O número de mulheres imigrantes e refugiadas em condições semelhantes à escravidão na cidade de São Paulo vem aumentando. Uma pesquisa lançada no mês de fevereiro pelo Centro de Direitos Humanos e Cidadania do Imigrante (CDHIC) aponta que, das 18 trabalhadoras domésticas estrangeiras entrevistadas, todas eram submetidas a condições precárias no ambiente de trabalho.
Mulheres de sete nacionalidades diferentes, com destaque para as haitianas, participaram do estudo. A maioria das entrevistadas é adulta, solteira, com estadia recente no Brasil e trabalhava em casas de família por meio de contrato informal, sem carteira de trabalho assinada.
A procuradora do trabalho Sofia Vilela destaca que os direitos trabalhistas vigentes no Brasil também valem para as mulheres imigrantes. Ela ressalta que o Ministério Público tem dificuldades de descobrir e investigar esses casos, porque há necessidade de uma denúncia prévia, que muitas vezes não acontece pelo receio dessas mulheres de ficarem desempregadas.

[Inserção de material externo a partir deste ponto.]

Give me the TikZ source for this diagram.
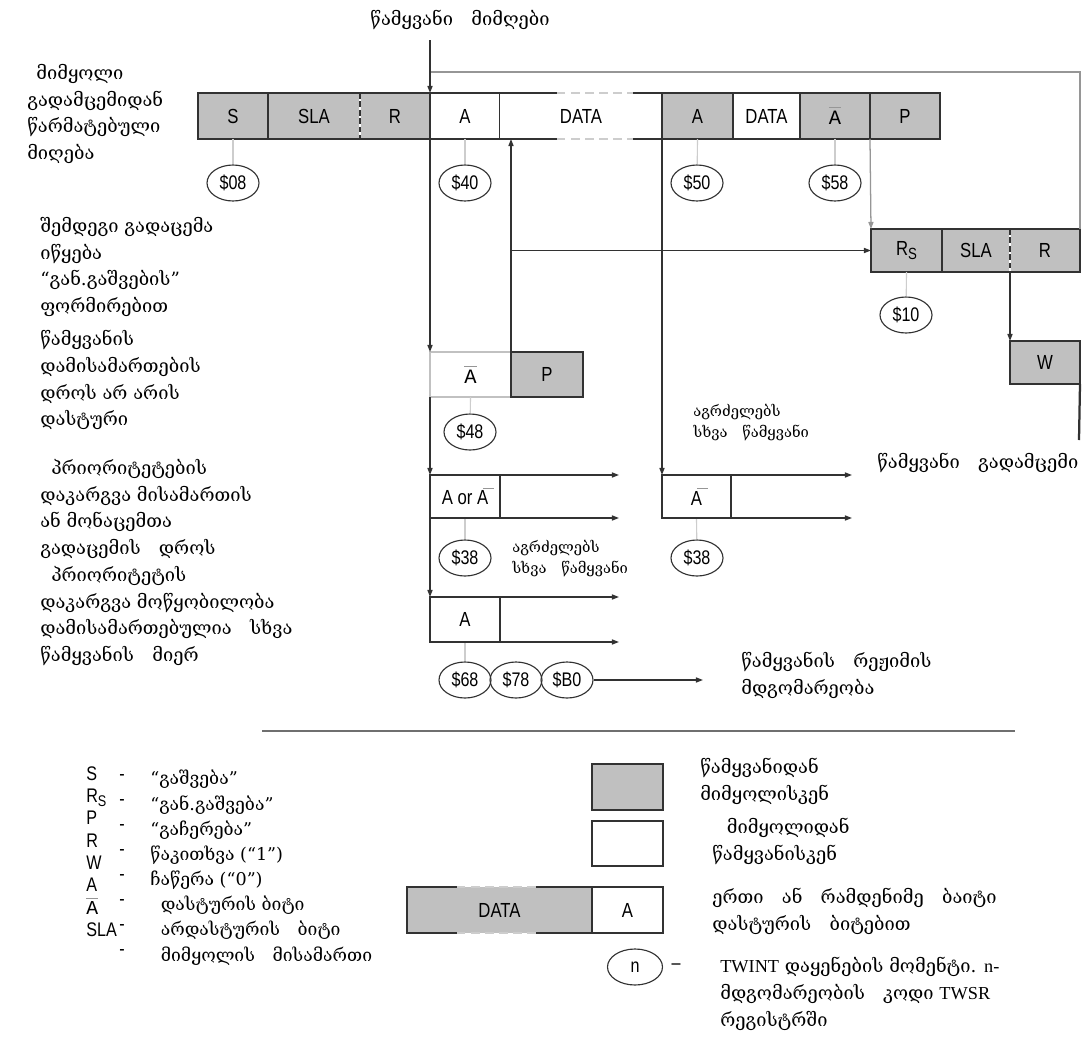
\documentclass[tikz,border=0pt]{standalone}
\usepackage{fontspec}
\usepackage{tikz}
\usetikzlibrary{shapes.geometric, arrows.meta}
\usepackage{xcolor}

\setmainfont{DejaVu Serif}
\newfontfamily\labfont[FakeStretch=0.82]{Liberation Sans}
\newfontfamily\ttafont{Liberation Mono}
\newfontfamily\timesfont{Liberation Serif}

\definecolor{cellgray}{RGB}{192,192,192}
\definecolor{edge}{RGB}{50,50,50}
\definecolor{loopgray}{RGB}{150,150,150}
\definecolor{tickgray}{RGB}{205,205,205}

% not-acknowledge bit: A with a bar
\newcommand{\nackA}{\leavevmode\rlap{\textcolor{loopgray}{\rule[0.8em]{0.6em}{0.5pt}}}{\ttafont A}}
\newcommand{\barA}{\leavevmode\rlap{\hspace{0.3em}\textcolor{loopgray}{\rule[0.8em]{0.55em}{0.5pt}}}A}
% repeated start, R with a lowered S
\newcommand{\Rs}[1]{R\raisebox{-0.35ex}{\fontsize{#1}{#1}\selectfont S}}

\begin{document}
\begin{tikzpicture}[x=0.025cm, y=-0.025cm,
    wd/.style={minimum width=#1*0.025cm},
    ht/.style={minimum height=#1*0.025cm},
    cell/.style={draw=edge, line width=1pt, inner sep=0pt, outer sep=0pt,
        anchor=north west, ht=46, font=\labfont\fontsize{14.5}{14.5}\selectfont},
    mcell/.style={cell, fill=cellgray},
    scell/.style={cell, fill=white},
    code/.style={ellipse, draw=edge, line width=0.8pt, inner sep=0pt,
        minimum width=52*0.025cm, minimum height=36*0.025cm,
        font=\labfont\fontsize{14}{14}\selectfont},
    tick/.style={draw=tickgray, line width=0.8pt},
    flow/.style={draw=edge, line width=0.9pt, -{Triangle[length=5pt, width=3.6pt]}},
    note/.style={align=left, inner sep=0pt, anchor=north west,
        font=\fontsize{13}{19}\selectfont},
    small note/.style={note, font=\fontsize{10.5}{15}\selectfont}
]
    \fill[white] (0,0) rectangle (1087,1040);
    \useasboundingbox (0,0) rectangle (1087,1040);

    % notes on the left
    \node[note, anchor=center] (title) at (460,20) {წამყვანი\quad მიმღები};
    \node[note] (n1) at (27,64) {\hspace{0.5em}მიმყოლი\\გადამცემიდან\\წარმატებული\\მიღება};
    \node[note] (n2) at (40,217) {შემდეგი გადაცემა\\იწყება\\“გან.გაშვების”\\ფორმირებით};
    \node[note] (n3) at (40,330) {წამყვანის\\დამისამართების\\დროს არ არის\\დასტური};
    \node[note] (n4) at (40,459) {\hspace{0.6em}პრიორიტეტების\\დაკარგვა მისამართის\\ან მონაცემთა\\გადაცემის\quad დროს};
    \node[note] (n5) at (40,566) {\hspace{0.6em}პრიორიტეტის\\დაკარგვა მოწყობილობა\\დამისამართებულია\quad სხვა\\წამყვანის\quad მიერ};

    % first frame
    \node[mcell, wd=70] (s) at (198,93) {S};
    \node[mcell, wd=92] (sla) at (268,93) {SLA};
    \node[mcell, wd=70] (r) at (360,93) {R};
    \node[scell, wd=70] (a1) at (430,93) {A};
    \node[scell, draw=none, wd=162] (d1) at (500,93) {DATA};
    \node[mcell, wd=71] (a2) at (662,93) {A};
    \node[scell, wd=67] (d2) at (733,93) {DATA};
    \node[mcell, wd=70] (na1) at (800,93) {\nackA};
    \node[mcell, wd=70] (p1) at (870,93) {P};
    \draw[white, line width=1pt] (sla.north east) -- (sla.south east);
    \draw[edge, line width=1pt, dash pattern=on 4pt off 2pt] (sla.north east) -- (sla.south east);
    \draw[edge, line width=1pt] (d1.north west) -- ++(57,0) (d1.north east) -- ++(-29,0)
        (d1.south west) -- ++(57,0) (d1.south east) -- ++(-29,0);
    \draw[tickgray, line width=1pt, dash pattern=on 6pt off 4pt] (d1.north west) ++(57,0) -- ++(76,0)
        (d1.south west) ++(57,0) -- ++(76,0);

    % repeated start
    \node[mcell, wd=71, ht=43] (rs) at (871,229) {\Rs{11.5}};
    \node[mcell, wd=68, ht=43] (sla2) at (942,229) {SLA};
    \node[mcell, wd=70, ht=43] (r2) at (1010,229) {R};
    \draw[white, line width=1pt] (sla2.north east) -- (sla2.south east);
    \draw[edge, line width=1pt, dash pattern=on 4pt off 2pt] (sla2.north east) -- (sla2.south east);
    \node[mcell, wd=70, ht=43] (w) at (1010,341) {W};

    % no acknowledge / arbitration lost
    \node[scell, draw=edge!30, wd=81, ht=45] (ap) at (430,352) {\nackA};
    \node[mcell, wd=72, ht=45] (pp) at (511,352) {P};
    \node[scell, wd=70, ht=43] (aor) at (430,475) {A or \barA};
    \node[scell, wd=69, ht=43] (aright) at (662,475) {\barA};
    \node[scell, wd=70, ht=45] (a3) at (430,597) {A};

    % status codes
    \node[code] (c08) at (233,183) {\$08};
    \node[code] (c40) at (465,183) {\$40};
    \node[code] (c50) at (697,183) {\$50};
    \node[code] (c58) at (835,183) {\$58};
    \node[code] (c10) at (906,315) {\$10};
    \node[code] (c48) at (470,432) {\$48};
    \node[code] (c38a) at (465,558) {\$38};
    \node[code] (c38b) at (697,558) {\$38};
    \node[code] (c68) at (465,680) {\$68};
    \node[code] (c78) at (516,680) {\$78};
    \node[code] (cb0) at (567,680) {\$B0};
    \draw[tick] (s.south) -- (c08);
    \draw[tick] (a1.south) -- (c40);
    \draw[tick] (a2.south) -- (c50);
    \draw[tick] (na1.south) -- (c58);
    \draw[tick] (rs.south) -- (c10);
    \draw[tick] (ap.south) -- (c48);
    \draw[tick] (aor.south) -- (c38a);
    \draw[tick] (aright.south) -- (c38b);
    \draw[tick] (a3.south) -- (c68);

    % flow lines
    \coordinate (top) at (430,40);
    \coordinate (loop) at (430,72);
    \coordinate (wtail) at (1079,440);
    \coordinate (mode) at (703,680);
    \draw[loopgray, line width=1.2pt] (loop) -| (r2.north east);
    \draw[flow] (top) -- (a1.north west);
    \draw[flow] (a1.south west) -- (ap.north west);
    \draw[flow] (ap.south west) -- (aor.north west);
    \draw[flow] (aor.south west) -- (a3.north west);
    \draw[flow] (pp.north west) -- (pp.north west |- d1.south);
    \draw[flow] (pp.north west |- rs.west) -- (rs.west);
    \draw[flow] (a2.south west) -- (aright.north west);
    \draw[flow, draw=loopgray] (p1.south west) -- (rs.north west);
    \draw[flow] (sla2.south east) -- (w.north west);
    \draw[edge, line width=1.6pt] (w.south east) -- (wtail);
    \draw[flow] (aor.north west) -- ++(189,0);
    \draw[flow] (aor.south west) -- ++(189,0);
    \draw[flow] (aright.north west) -- ++(190,0);
    \draw[flow] (aright.south west) -- ++(190,0);
    \draw[flow] (a3.north west) -- ++(189,0);
    \draw[flow] (a3.south west) -- ++(189,0);
    \draw[flow] (cb0.east) -- (mode);

    \node[small note] (cont1) at (693,404) {აგრძელებს\\სხვა\quad წამყვანი};
    \node[small note] (cont2) at (512,540) {აგრძელებს\\სხვა\quad წამყვანი};
    \node[note, anchor=west] (sender) at (877,463) {წამყვანი\quad გადამცემი};
    \node[note] (modetext) at (741,652) {წამყვანის\quad რეჟიმის\\მდგომარეობა};

    % legend
    \draw[edge!70, line width=1pt] (262,731) -- (1015,731);
    \node[inner sep=0pt, align=left, anchor=north west,
        font=\labfont\fontsize{14}{15.9}\selectfont] (letters) at (86,766)
        {S\\\Rs{11}\\P\\R\\W\\A\\\nackA\\SLA};
    \node[inner sep=0pt, align=left, anchor=north west,
        font=\labfont\fontsize{14}{17.8}\selectfont] (dashes) at (119,774)
        {-\\-\\-\\-\\-\\-\\-\\-};
    \node[note, font=\fontsize{12.5}{17.9}\selectfont] (meaning) at (150,770)
        {“გაშვება”\\“გან.გაშვება”\\“გაჩერება”\\წაკითხვა (“1”)\\ჩაწერა (“0”)\\
        \hspace{0.6em}დასტურის ბიტი\\\hspace{0.6em}არდასტურის\quad ბიტი\\\hspace{0.6em}მიმყოლის\quad მისამართი};

    \node[mcell, wd=71] (keym) at (592,764) {};
    \node[scell, wd=71, ht=45] (keys) at (592,821) {};
    \node[mcell, draw=none, wd=185] (keyd) at (407,887) {DATA};
    \node[scell, wd=71] (keya) at (592,887) {A};
    \draw[edge, line width=1pt] (keyd.north west) ++(50,0) -- (keyd.north west) -- (keyd.south west) -- ++(50,0)
        (keyd.north east) -- ++(-56,0) (keyd.south east) -- ++(-56,0);
    \draw[tickgray, line width=1pt, dash pattern=on 6pt off 4pt] (keyd.north west) ++(50,0) -- ++(79,0)
        (keyd.south west) ++(50,0) -- ++(79,0);
    \node[code, wd=55] (keyn) at (635,967) {n};
    \node[font=\labfont\fontsize{14}{14}\selectfont] (keydash) at (676,967) {–};

    \node[note] (km) at (700,758) {წამყვანიდან\\მიმყოლისკენ};
    \node[note] (ks) at (712,818) {\hspace{0.8em}მიმყოლიდან\\წამყვანისკენ};
    \node[note] (kd) at (712,888) {ერთი\quad ან\quad რამდენიმე\quad ბაიტი\\დასტურის\quad ბიტებით};
    \node[note] (kn) at (720,957) {{\timesfont TWINT} დაყენების მომენტი. {\timesfont n-}\\მდგომარეობის\quad კოდი {\timesfont TWSR}\\რეგისტრში};
\end{tikzpicture}
\end{document}
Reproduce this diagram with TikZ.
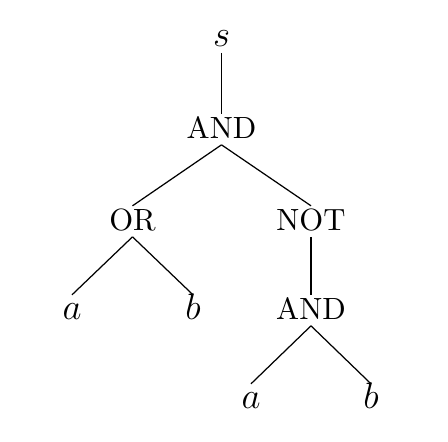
\documentclass[tikz,border=0pt]{standalone}
\usetikzlibrary{positioning}
\begin{document}
\begin{tikzpicture}[x=0.3257pt,y=-0.3257pt,
  tn/.style={anchor=base,inner sep=1pt,text height=7pt,text depth=0.7pt},
  var/.style={tn,font=\fontsize{12.5}{15}\selectfont},
  edge/.style={line width=0.4pt}]
\useasboundingbox (0,0) rectangle (448,442);
\node[var] (s)    at (221.5,47)  {$s$};
\node[tn]  (and1) at (221.5,139) {AND};
\node[tn]  (or)   at (132.5,231) {OR};
\node[tn]  (not)  at (311,231)   {NOT};
\node[var] (a1)   at (72,320)    {$a$};
\node[var] (b1)   at (193,320)   {$b$};
\node[tn]  (and2) at (311,320)   {AND};
\node[var] (a2)   at (251,409)   {$a$};
\node[var] (b2)   at (371,409)   {$b$};
\draw[edge] (s.south) -- (and1.north);
\draw[edge] (and1.south) -- (or.north);
\draw[edge] (and1.south) -- (not.north);
\draw[edge] (or.south) -- (a1.north);
\draw[edge] (or.south) -- (b1.north);
\draw[edge] (not.south) -- (and2.north);
\draw[edge] (and2.south) -- (a2.north);
\draw[edge] (and2.south) -- (b2.north);
\end{tikzpicture}
\end{document}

"A situação do trabalho doméstico tem uma peculiaridade que é a dificuldade para fiscalização e até a própria denúncia, porque se ela não partir da vítima, a gente não fica sabendo, porque são ambientes privados. Não é como uma empresa, onde há a possibilidade de divulgação e diversas testemunhas do que está acontecendo", afirma.
Além disso, a maioria das mulheres vem ao Brasil em busca de melhores condições de vida, mas com poucas informações sobre os direitos trabalhistas, o que aumenta as chances de serem submetidas a empregos irregulares e informais, como destaca a pesquisadora Maria Florencia Salmuni, uma das organizadoras do estudo. "A gente percebeu que falta informação generalizada sobre os direitos trabalhistas que regulam o trabalho doméstico, como também os direitos que tem o imigrante no país."
Vilela relata um dos casos descobertos recentemente pelo Ministério do Trabalho e Emprego e que ainda está em processo de investigação. "Em São Paulo, teve uma situação peculiar, em um condomínio de alta renda, em relação as babás e empregadas domésticas filipinas, na qual também teria sido configurado um trabalho escravo. E elas narraram, inclusive, que sentiam fome, que chegaram a se alimentar de comida de cachorro".
Luta por trabalho digno
Esse quadro de precarização pode ser amenizado com maior divulgação de informações sobre a legislação trabalhista, além de orientações nas fronteiras com o Brasil, na opinião da imigrante Diana Solis. A boliviana está há 21 anos no país e atualmente é diretora de imigrantes no Sindicato das Empregadas e Trabalhadores Domésticos da Grande São Paulo.
Ela trabalhou em diversas casas de famílias brasileiras e conta que, na última experiência, recebia um salário muito baixo. A empregadora de Diana dizia que ela não tinha direito a carteira de trabalho porque era imigrante e "a lei daqui era diferente", conta.
"Eu sempre falava que era muito pouco, mas ela falava que era assim mesmo, que esse era o salário que eu devia ganhar porque eu era imigrante, estrangeira, não tinha documento..., mas eu tinha documento."
Diana obteve o visto provisório logo quando chegou ao Brasil e ressalta que a barreira da língua e a necessidade econômica acabam levando as imigrantes a aceitarem trabalhar por muitas horas, sem pausas, folgas e benefícios trabalhistas.
A boliviana incentiva as mulheres migrantes e refugiadas a procurarem o sindicato para se informar sobre seus direitos e obterem toda a documentação prevista em lei. Ela também fala da importância da denúncia e da união entre as imigrantes e as brasileiras. "Tem que ser um trabalho de formiguinha, ajudar. Um por todos, todos por um".
De acordo com dados da Coordenação Geral de Imigração do Ministério do Trabalho, só no primeiro semestre de 2017 foram emitidas 16.680 carteiras de trabalho para imigrantes.